Tennyson just missed, by going down, a visit of Wordsworth to Cambridge. The old enthusiast of revolution was justifying passive obedience: thirty years had turned the almost Jacobin into an almost Jacobite. Such is the triumph of time. In the summer of 1830Tennyson, with Hallam, visited the Pyrenees. The purpose was political--to aid some Spanish rebels. The fruit is seen in OEnone and Mariana in the South.

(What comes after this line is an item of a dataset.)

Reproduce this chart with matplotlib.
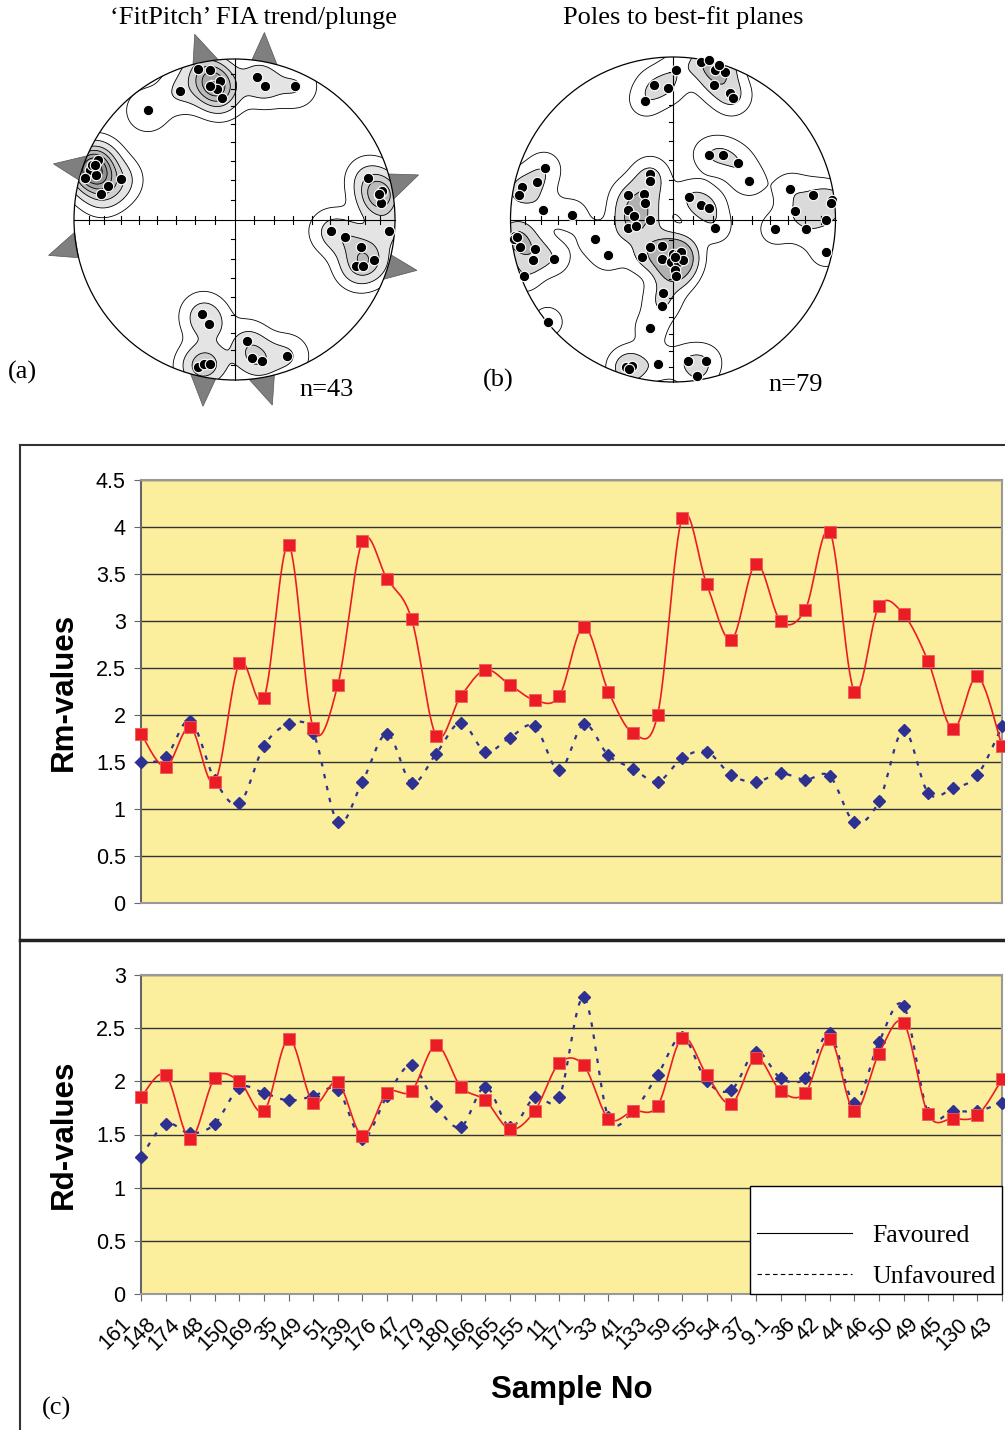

In March 1831 Tennyson lost his father. "He slept in the dead man's bed, earnestly desiring to see his ghost, but no ghost came." "You see," he said, "ghosts do not generally come to imaginative people;"a remark very true, though ghosts are attributed to "imagination."Whatever causes these phantasms, it is not the kind of phantasia which is consciously exercised by the poet. Coleridge had seen far too many ghosts to believe in them; and Coleridge and Donne apart, with the hallucinations of Goethe and Shelley, who met themselves, what poet ever did "see a ghost"? One who saw Tennyson as he wandered alone at this period called him "a mysterious being, seemingly lifted high above other mortals, and having a power of intercourse with the spirit world not granted to others." But it was the world of the poet, not of the "medium."The Tennysons stayed on at the parsonage for six years. But, anticipating their removal, Arthur Hallam in 1831 dealt in prophecy about the identification in the district of places in his friend's poems--"critic after critic will trace the wanderings of the brook,"as,--in fact, critic after critic has done. Tennyson disliked--these "localisers." The poet's walks were shared by Arthur Hallam, then affianced to his sister Emily.